I'm a lawyer by training and a public servant by choice, serving as New York's 11th Inspector General and charged with overseeing the agency that investigates fraud and corruption in New York state government. This work requires collaboration with teams possessing a wide range of skills - investigative, mathematical, analytical and many more - to work with a diverse group of New Yorkers to solve crimes and identify policy and regulatory failures. Like most of my colleagues in law and law enforcement, I have participated in many diversity trainings, including most recently on implementing trauma-informed approaches, which have become a best practice in many public-facing or client-oriented jobs. However, the lessons I've gained from parenting, particularly understanding neurodiversity, have gone much further than any training could in facilitating my, and by extension, my agency's understanding of our staff and the public we serve.
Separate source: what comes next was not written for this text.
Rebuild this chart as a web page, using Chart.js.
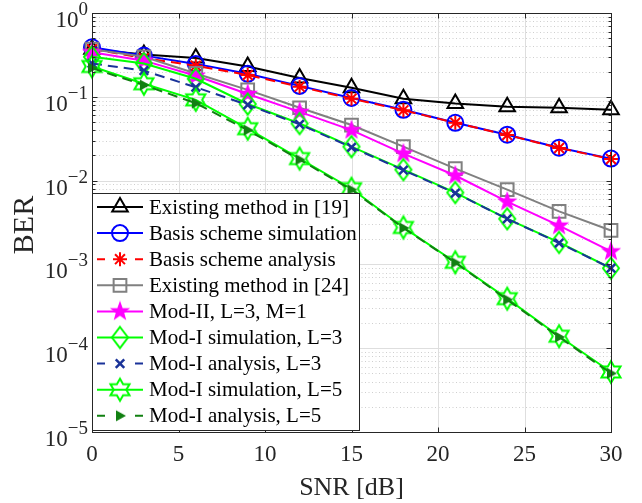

It has started with acknowledging my own biases - deeply baked-in presumptions that people's abilities correlate in some way with how they present, the misperception that the speed with which someone accomplishes a task is related to their skills, or the sense that forgetfulness or the inability to relay facts accurately or in order are indicators of dishonesty. My daughter, like many dyslexic learners and creative people, at times cannot remember the names of people she knows well. She relays stories powerfully but rarely in the order in which they occurred. She is always brilliant, but there is no doubt that she is at her most successful when she is given instructions verbally.
After more than 18 years of hearing people's stories as part of my profession, at times about tragic and traumatizing things, it was only recently, while listening to my daughter recount a schoolyard conflict, that I realized how much my mindset has shifted thanks to her. My evolution to truly appreciating how many people are wired differently from myself and from what I was trained to expect and understand has been as eye-opening as it is humbling.
This has real implications for those of us who are charged with fact-finding, particularly when it requires assessing peoples' credibility. There's no doubt that our evolving understanding of neurodiversity will have profound, yet largely unexplored, implications for the American criminal legal system in years to come. To that end, recently all my colleagues at the Offices of the Inspector General across New York state attended training by the remarkable Haley Moss, a lawyer with autism whose expertise includes neurodiversity in the workplace. She reminded that this should matter to all of us, because in addition to its prevalence all around us, neurodiversity can happen unexpectedly and in an instant, and indeed if we live enough, we are all likely to someday become neurodiverse ourselves.
I hope that these lessons in neurodiversity and teachings from my daughter will make me a stronger boss and leader: that they will make me sensitive and compassionate to my colleagues, that my agency will increasingly become a place that accommodates and leverages a staff that is as diverse as the public we serve.
If others believe, as I now deeply do, that human brains function differently and that this diversity is natural and beneficial for our species, we will only be better for heeding the lessons that my little girl and so many other people are teaching us. Because, as Moss reminded the investigators, lawyers and auditors who work with me in our mission to improve integrity in government: "The future is a neurodiverse place."